THE first sale of my year was the Doncaster January Sale the week before last. It had a horses-in-training section followed by National Hunt foals and breeding stock.

Due to a gale in Dublin most flights were grounded the day before, regardless of airline, and there was a real danger that the multitude of Irish buyers would not get there. Our 8am flight eventually took off at 3pm so it effectively became an eight hour flight – much the same as flying to Dubai or New York. There was an outside good chance that we would be the first Dublin flight to East Midlands to suffer from jet lag.

No group of people however are less likely to have a go at Ryanair than future National Hunt store vendors and racing enthusiasts. Ryanair sponsor Grade 1 races at Leopardstown, Cheltenham and Punchestown and the O’Learys are among the very best supporters of the store and horses-in- training markets.

As always at such sales, there are varying levels of expertise among vendors. One lady, from the north of England, had a foal that not even the most benevolent could describe as well-fed, well-bred or well-prepared. Before I could even introduce myself, she told me, “We raise them the way nature intended – he was out until just over a week ago. He’s not full of corn either like some of them here,” I am not sure that the same could be said for the vendor or the auctioneer especially after my dinner the night before.

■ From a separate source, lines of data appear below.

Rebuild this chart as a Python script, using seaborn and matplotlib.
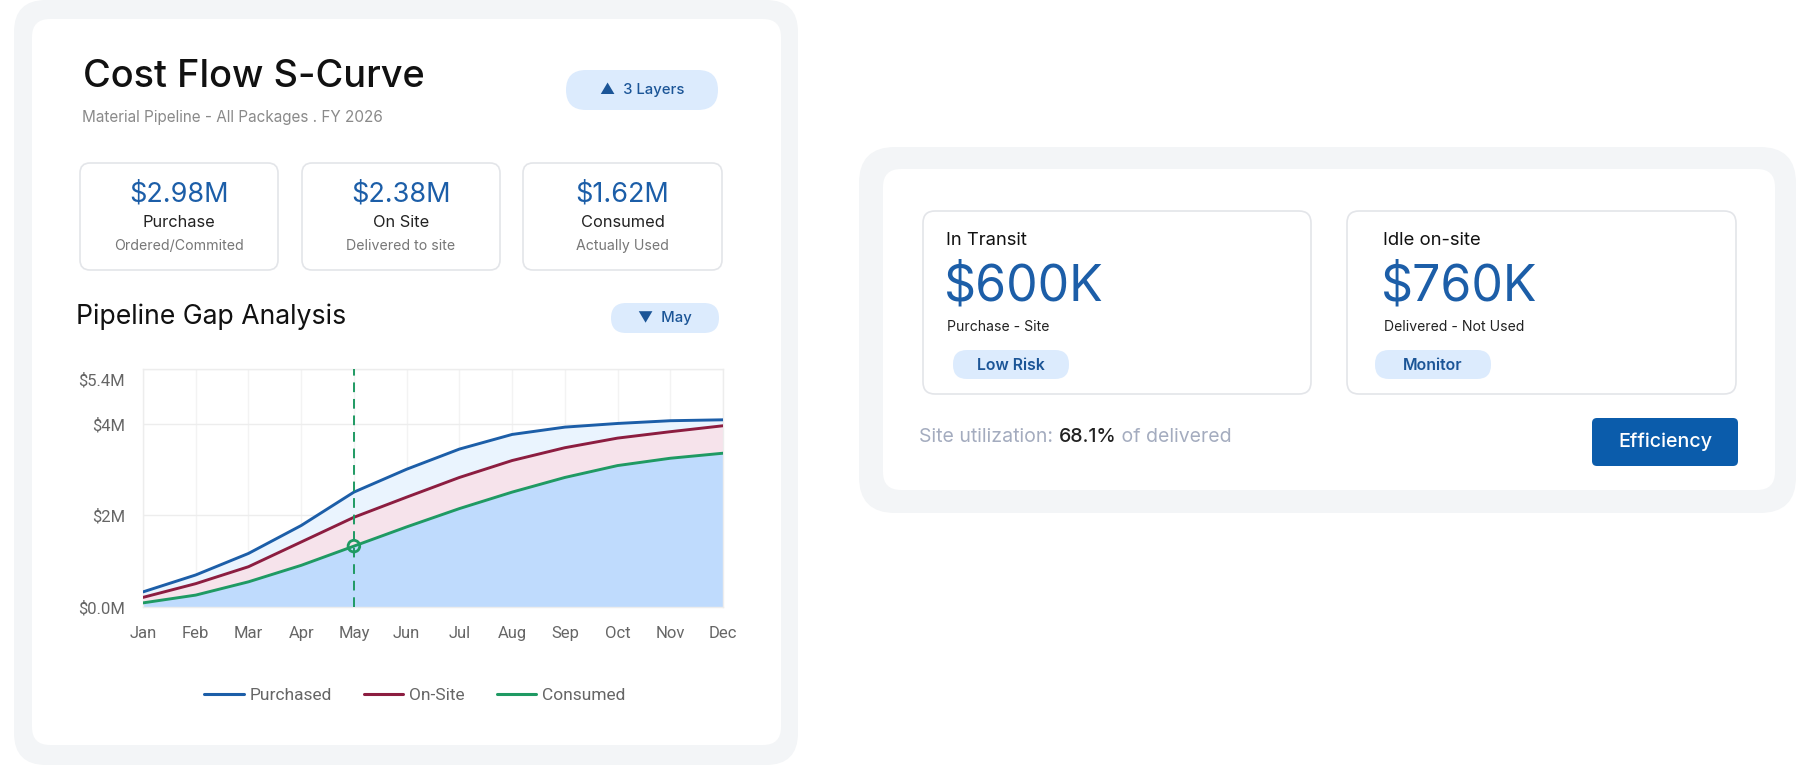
import matplotlib
matplotlib.use("Agg")
import matplotlib.pyplot as plt
from matplotlib.patches import FancyBboxPatch
from matplotlib.transforms import ScaledTranslation
from matplotlib.lines import Line2D
import seaborn as sns
import pandas as pd
import numpy as np

# ---------------- data ----------------
months = ["Jan", "Feb", "Mar", "Apr", "May", "Jun", "Jul", "Aug", "Sep", "Oct", "Nov", "Dec"]
purchased = [0.33, 0.70, 1.17, 1.78, 2.51, 3.01, 3.45, 3.77, 3.93, 4.01, 4.07, 4.09]
on_site = [0.21, 0.51, 0.88, 1.42, 1.96, 2.40, 2.83, 3.20, 3.48, 3.69, 3.83, 3.96]
consumed = [0.09, 0.26, 0.55, 0.91, 1.33, 1.75, 2.15, 2.51, 2.83, 3.09, 3.25, 3.36]
series_names = ["Purchased", "On-Site", "Consumed"]
y_ticks = [0, 2, 4, 5.2]
y_tick_labels = ["$0.0M", "$2M", "$4M", "$5.4M"]
selected_month = "May"

kpi_values = ["$2.98M", "$2.38M", "$1.62M"]
kpi_labels = ["Purchase", "On Site", "Consumed"]
kpi_subs = ["Ordered/Commited", "Delivered to site", "Actually Used"]

gap_titles = ["In Transit", "Idle on-site"]
gap_values = ["$600K", "$760K"]
gap_subs = ["Purchase - Site", "Delivered - Not Used"]
gap_badges = ["Low Risk", "Monitor"]
utilization = "68.1%"

# ---------------- style ----------------
sns.set_theme(style="white")
plt.rcParams["font.family"] = ["Inter", "DejaVu Sans"]

BLUE = "#1c5ea8"
MAROON = "#8c1d40"
GREEN = "#1f9a63"
PILL = "#dcebfd"
PILL_TXT = "#1b5597"
CARD_BG = "#f3f5f7"
BORDER = "#e3e5e9"

W, H = 1800, 765
fig = plt.figure(figsize=(18, 7.65), dpi=100)
fig.patch.set_facecolor("white")

bg = fig.add_axes([0, 0, 1, 1])
bg.set_xlim(0, W)
bg.set_ylim(H, 0)
bg.axis("off")
bg.set_zorder(0)


def rbox(x0, y0, x1, y1, r, fc, ec="none", lw=0, z=1):
    p = FancyBboxPatch((x0, y0), x1 - x0, y1 - y0,
                       boxstyle=f"round,pad=0,rounding_size={r}",
                       fc=fc, ec=ec, lw=lw, zorder=z)
    bg.add_patch(p)
    return p


def txt(x, y, s, size, color="#111111", ha="left", va="center", weight="normal", **kw):
    return bg.text(x, y, s, fontsize=size, color=color, ha=ha, va=va,
                   fontweight=weight, zorder=5, **kw)


# ---------- left card ----------
rbox(14, 0, 798, 765, 32, CARD_BG)
rbox(32, 19, 781, 745, 18, "white")

txt(83, 77, "Cost Flow S-Curve", 27.3, "#111111", weight="medium")
txt(82, 117, "Material Pipeline - All Packages . FY 2026", 11, "#8a8a8a")

rbox(566, 70, 718, 110, 20, PILL)
txt(642, 90, "\u25B2  3 Layers", 10.7, PILL_TXT, ha="center", weight="medium",
    family=["Inter", "DejaVu Sans"])

kpi_x = [(80, 278), (302, 500), (523, 722)]
for (x0, x1), v, l, s in zip(kpi_x, kpi_values, kpi_labels, kpi_subs):
    rbox(x0, 163, x1, 270, 10, "white", BORDER, 1.2)
    cx = (x0 + x1) / 2
    txt(cx, 194, v, 19.5, BLUE, ha="center")
    txt(cx, 222, l, 11.8, "#222222", ha="center")
    txt(cx, 246, s, 10.2, "#777777", ha="center")

txt(76, 317, "Pipeline Gap Analysis", 19.2, "#111111")
rbox(611, 303, 719, 333, 15, PILL)
txt(665, 318, "\u25BC  May", 10.7, PILL_TXT, ha="center", weight="medium",
    family=["Inter", "DejaVu Sans"])

# ---------- right card ----------
rbox(859, 147, 1796, 513, 36, CARD_BG)
rbox(883, 169, 1775, 490, 18, "white")

boxes = [(923, 1311, 946, 953), (1347, 1736, 1383, 1375)]
for (x0, x1, tx, bx), t, v, s, b in zip(boxes, gap_titles, gap_values, gap_subs, gap_badges):
    rbox(x0, 211, x1, 394, 12, "white", BORDER, 1.2)
    txt(tx, 240, t, 13.3, "#111111")
    txt(tx - 2, 287, v, 36, BLUE)
    txt(tx + 1, 327, s, 10.1, "#222222")
    rbox(bx, 350, bx + 116, 379, 14, PILL)
    txt(bx + 58, 365, b, 11.4, PILL_TXT, ha="center", weight="semibold")

t1 = txt(919, 437, "Site utilization: ", 14, "#a4acbf")
t2 = bg.annotate(utilization, xy=(1, 0), xycoords=t1, ha="left", va="bottom",
                 fontsize=14, color="#222222", fontweight="medium", zorder=5)
t3 = bg.annotate(" of delivered", xy=(1, 0), xycoords=t2, ha="left", va="bottom",
                 fontsize=14, color="#a4acbf", zorder=5)

rbox(1592, 418, 1738, 466, 5, "#0b5cab")
txt(1665, 442, "Efficiency", 14.2, "white", ha="center", weight="medium")

# ---------- chart ----------
L, R, T, B = 143, 723, 369, 607
ax = fig.add_axes([L / W, 1 - B / H, (R - L) / W, (B - T) / H])
ax.set_zorder(2)
ax.set_facecolor("white")

x = np.arange(len(months))
df = pd.DataFrame({
    "month": x.tolist() * 3,
    "value": purchased + on_site + consumed,
    "series": sum([[n] * len(months) for n in series_names], []),
})

ax.fill_between(x, 0, consumed, color="#bfdbfd", lw=0, zorder=1)
ax.fill_between(x, consumed, on_site, color="#f6e3eb", lw=0, zorder=1)
ax.fill_between(x, on_site, purchased, color="#eaf4fe", lw=0, zorder=1)

sns.lineplot(data=df, x="month", y="value", hue="series", hue_order=series_names,
             palette=[BLUE, MAROON, GREEN], linewidth=2.1, ax=ax, legend=False, zorder=3)

sel = months.index(selected_month)
ax.axvline(sel, color=GREEN, lw=1.4, ls=(0, (5, 3.5)), zorder=4)
ax.scatter([sel], [consumed[sel]], s=70, facecolor="none", edgecolor=GREEN, lw=2, zorder=5)

ax.set_xlim(0, len(months) - 1)
ax.set_ylim(0, 5.2)
ax.set_xticks(x)
ax.set_xticklabels(months)
ax.set_yticks(y_ticks)
ax.set_yticklabels(y_tick_labels)
ax.set_xlabel("")
ax.set_ylabel("")

ax.grid(True, axis="y", color="#ededed", lw=1)
ax.grid(True, axis="x", color="#f3f3f3", lw=1)
ax.set_axisbelow(True)
for sp in ax.spines.values():
    sp.set_color("#ededed")
    sp.set_linewidth(1)

ax.tick_params(axis="x", length=0, pad=14, labelsize=12, labelcolor="#666666")
ax.tick_params(axis="y", length=11, width=1, color="#ededed", pad=2,
               labelsize=12, labelcolor="#666666")
for lab in ax.get_xticklabels() + ax.get_yticklabels():
    lab.set_family(["Roboto", "DejaVu Sans"])
ytl = ax.get_yticklabels()
ytl[-1].set_transform(ytl[-1].get_transform() + ScaledTranslation(0, -0.10, fig.dpi_scale_trans))

handles = [Line2D([0], [0], color=c, lw=2.2) for c in [BLUE, MAROON, GREEN]]
leg = fig.legend(handles, series_names, loc="center", bbox_to_anchor=(415 / W, 1 - 695 / H),
                 ncol=3, frameon=False, handlelength=2.25, handletextpad=0.35,
                 columnspacing=1.85, prop={"family": ["Roboto", "DejaVu Sans"], "size": 12.5})
for t in leg.get_texts():
    t.set_color("#666666")

fig.savefig("out.png", dpi=100, facecolor="white")
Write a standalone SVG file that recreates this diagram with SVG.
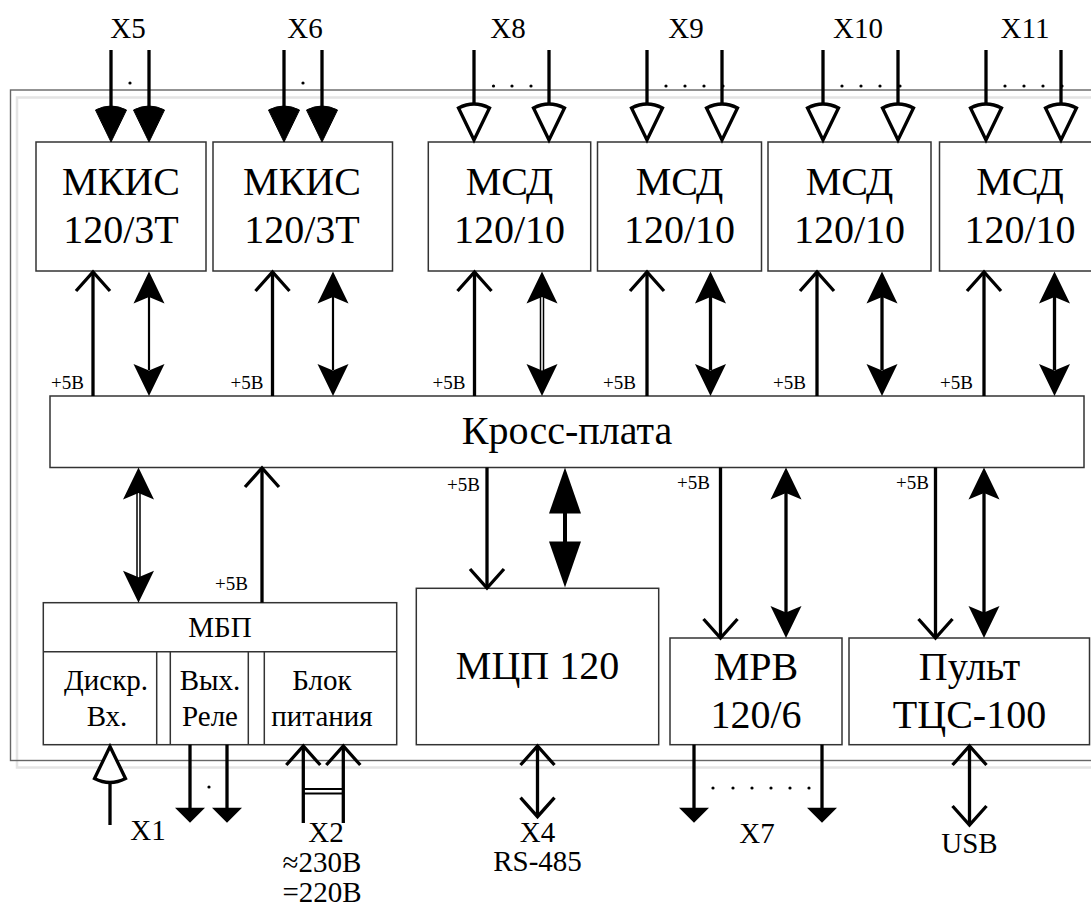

Coordinating the buyers is very much the role of DBS Director George Stanners, who had organised a dinner for many of the visiting buyers in the Earl of Doncaster Hotel. It did not have the desired effect on everybody. One guest at the dinner met Henry Beeby the next day and, instead of acknowledging the company’s efforts, immediately stated how disappointed he was not to have been given a cup of tea at Gowran on the previous Thursday, when we sponsored the Goffs Thyestes Chase. His disappointment had not in any way been negated by the well-attended “three meat, all you can eat (and drink) carvery dinner” (with Yorkshire puddings the size of cushions). Perhaps he is an agoraphobic teetotal vegetarian.

MINTY

At that dinner I had sat down beside one of the best known agents in the business, David Minton. He is better known as Minty, though I do not know if he was the inspiration for the EastEnders character of the same name.

When I started in the business over 30 years ago Minty was already at the top of the profession, but I had never realised just how he had got started. Hailing from Shropshire, Minton’s first involvement was in 1967 when he led up a homebred three-year-old for his grandfather at the old Ascot sales, which were then held in Windsor Forest. He was bought by Tim Molony for 1,500 guineas and was then resold a year later in the same ring as a winner for 3,500 guineas to Fred Winter. By then he was named Pendil and he would become one of the great chasers of the 1970s, winning two King George VI Chases at Kempton.

After a few stints with Newmarket studs and racing stables, in October 1970 a 20-year-old Minton joined the Curragh Bloodstock Agency, whose key players included Peter McKeever and Johnny Harrington. The following year he was asked by Tony Jarvis, a vet and family friend in his native Shropshire, to find a buyer for a horse that had won on the flat at three and four despite being well over 17 hands in height.

Minty put him up to several leading trainers including Fulke Walwyn, Tom Jones and Fred Winter but they would not have anything by the sprint sire Goldhill. He did get Fred and Mercy Rimell however, who lived closer to Shropshire, to go and see the horse and they bought him for £12,000. He was named Comedy Of Errors.

At the same time Gavin Pritchard-Gordon was a young trainer in Newmarket. He wanted to keep a horse named King Pele in his yard, but the owner wanted it sold in 1972. Minty helped put together a syndicate to retain the horse for £2,500. With 24 shareholders nobody was unduly impoverished by their involvement.

CHELTENHAM 1973

It was at the Cheltenham Festival in 1973 that these three horses were to define the direction of Minton’s career. On the first day King Pele won the second division of the Gloucester Hurdle (the equivalent of today’s Supreme Novices). Incredibly this was the first ever winning ride at the festival for David Nicholson, who had already embarked on a training career at nearby Condicote. Equally remarkable was the fact that this victory came just eight days after King Pele’s wining debut over hurdles.

On the second day Comedy of Errors recorded the first of his two Champion Hurdle wins under jockey Bill Smith and so Minty must have been looking forward to Thursday when Pendil was sent off the odd-on favourite in the Gold Cup. Pendil, ridden by Richard Pitman took the lead with two to jump, and commentator Peter O’Sullevan was calling him the winner before the last. However he began to weaken up the hill and The Dikler got up on the line to win in a photo finish.

Minton and Pritchard Gordon both stayed that year with the Nicholsons and to this day continue to stay with David’s widow Dinah. Since that week in 1973 Minty has not missed a single day of the festival. His hopes for the 2016 festival include the hugely popular Sprinter Sacre and Altior, whom he purchased with Nicky Henderson at the 2013 Goffs Land Rover Sale.